When using docker-compose, there is a Kafka UI running at http://127.0.0.1:8080/kafka-ui/. It provides various operational metrics you can check, notably the space used by each topic.

ClickHouse

While ClickHouse works pretty good out-of-the-box, it is still encouraged to read its documentation. Altinity also provides a knowledge base with various other tips.

System tables

ClickHouse is configured to log various events into MergeTree tables. By default, these tables are unbounded. You should set a TTL to avoid them to grow indefinitely:

ALTER TABLE system.trace_log MODIFY TTL event_date + INTERVAL 30 day DELETE ;
ALTER TABLE system.query_thread_log MODIFY TTL event_date + INTERVAL 30 day DELETE ;
ALTER TABLE system.query_log MODIFY TTL event_date + INTERVAL 30 day DELETE ;
ALTER TABLE system.asynchronous_metric_log MODIFY TTL event_date + INTERVAL 30 day DELETE ;
ALTER TABLE system.metric_log MODIFY TTL event_date + INTERVAL 30 day DELETE ;
ALTER TABLE system.part_log MODIFY TTL event_date + INTERVAL 30 day DELETE ;
ALTER TABLE system.session_log MODIFY TTL event_date + INTERVAL 30 day DELETE

These tables can also be customized in the configuration files or disabled completly. See ClickHouse documentation for more details.
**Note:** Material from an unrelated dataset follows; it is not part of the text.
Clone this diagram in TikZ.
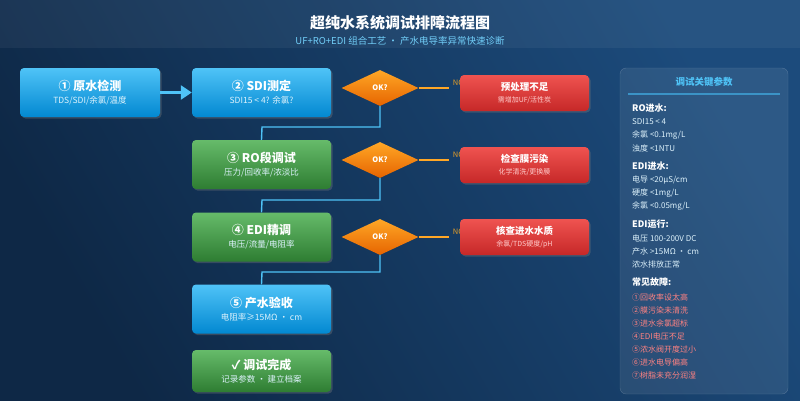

The following request is useful to see how much space is used for each table:

SELECT database, name, formatReadableSize(total_bytes)
FROM system.tables
WHERE total_bytes > 0

Space usage

You can get an idea on how much space is used by each table with the following query:

SELECT table, formatReadableSize(sum(bytes_on_disk)) AS size, MIN(partition_id) AS oldest
FROM system.parts
WHERE table LIKE 'flow%'
GROUP by table

Slow queries

You can extract slow queries with:

SELECT formatReadableTimeDelta(query_duration_ms/1000) AS duration, query
FROM system.query_log
WHERE query_kind = 'Select'
ORDER BY query_duration_ms DESC
LIMIT 10
FORMAT Vertical

Altinity's knowledge base contains some other useful queries.